**TASK REQUIREMENTS:**
Copy each line below that contains "script".

**GIVEN RECORDS:**
## Begin
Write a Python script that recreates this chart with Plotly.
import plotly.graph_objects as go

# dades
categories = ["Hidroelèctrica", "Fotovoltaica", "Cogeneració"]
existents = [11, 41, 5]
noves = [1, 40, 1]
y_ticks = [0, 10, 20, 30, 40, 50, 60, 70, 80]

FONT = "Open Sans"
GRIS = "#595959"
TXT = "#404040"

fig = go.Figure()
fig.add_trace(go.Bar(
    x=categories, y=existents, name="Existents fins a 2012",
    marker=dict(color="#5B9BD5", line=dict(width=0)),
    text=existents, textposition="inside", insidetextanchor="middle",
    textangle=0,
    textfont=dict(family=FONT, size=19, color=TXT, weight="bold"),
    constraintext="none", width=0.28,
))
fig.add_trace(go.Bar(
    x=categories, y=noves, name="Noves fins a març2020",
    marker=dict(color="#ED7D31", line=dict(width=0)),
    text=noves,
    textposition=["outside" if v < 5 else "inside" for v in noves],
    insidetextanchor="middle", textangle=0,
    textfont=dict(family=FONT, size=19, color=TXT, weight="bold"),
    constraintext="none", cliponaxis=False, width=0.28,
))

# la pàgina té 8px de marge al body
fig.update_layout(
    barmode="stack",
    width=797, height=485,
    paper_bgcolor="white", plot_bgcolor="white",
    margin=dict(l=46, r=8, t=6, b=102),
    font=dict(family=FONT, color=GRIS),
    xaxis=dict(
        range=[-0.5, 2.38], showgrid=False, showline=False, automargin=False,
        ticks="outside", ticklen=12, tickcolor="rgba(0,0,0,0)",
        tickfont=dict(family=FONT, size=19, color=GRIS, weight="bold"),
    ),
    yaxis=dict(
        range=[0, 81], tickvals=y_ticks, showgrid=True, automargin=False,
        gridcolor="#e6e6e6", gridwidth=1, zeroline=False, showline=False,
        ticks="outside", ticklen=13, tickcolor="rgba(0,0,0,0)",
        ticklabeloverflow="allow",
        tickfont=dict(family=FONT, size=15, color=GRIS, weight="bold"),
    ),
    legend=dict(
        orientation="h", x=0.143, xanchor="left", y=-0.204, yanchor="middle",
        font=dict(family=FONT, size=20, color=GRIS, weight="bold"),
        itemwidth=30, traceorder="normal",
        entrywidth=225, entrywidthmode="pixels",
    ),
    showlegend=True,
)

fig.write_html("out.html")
## End
## Begin
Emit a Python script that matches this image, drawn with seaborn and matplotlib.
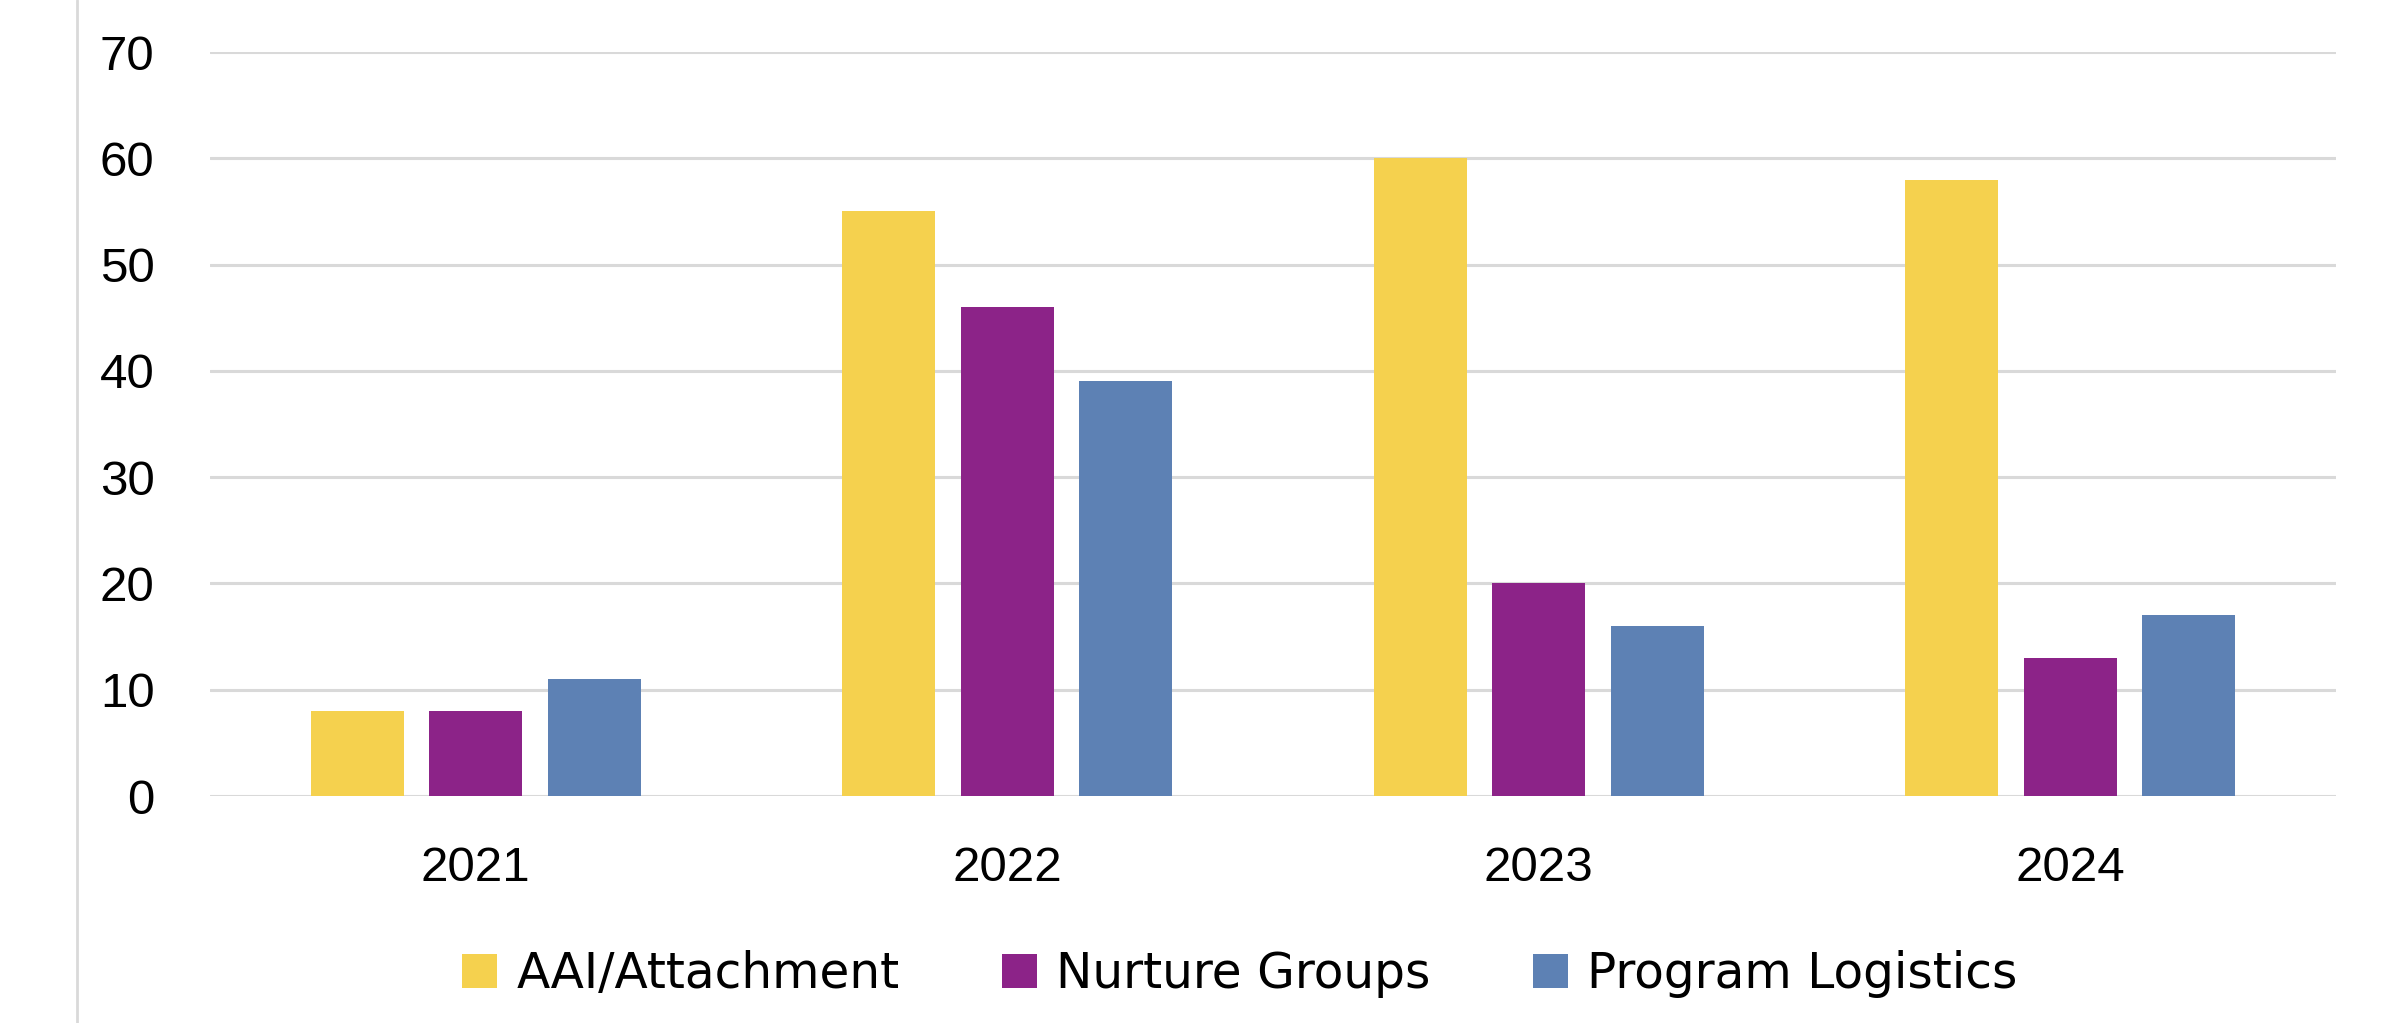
## End
**SOLUTION FOR THIS PROBLEM:**
Write a Python script that recreates this chart with Plotly.
Emit a Python script that matches this image, drawn with seaborn and matplotlib.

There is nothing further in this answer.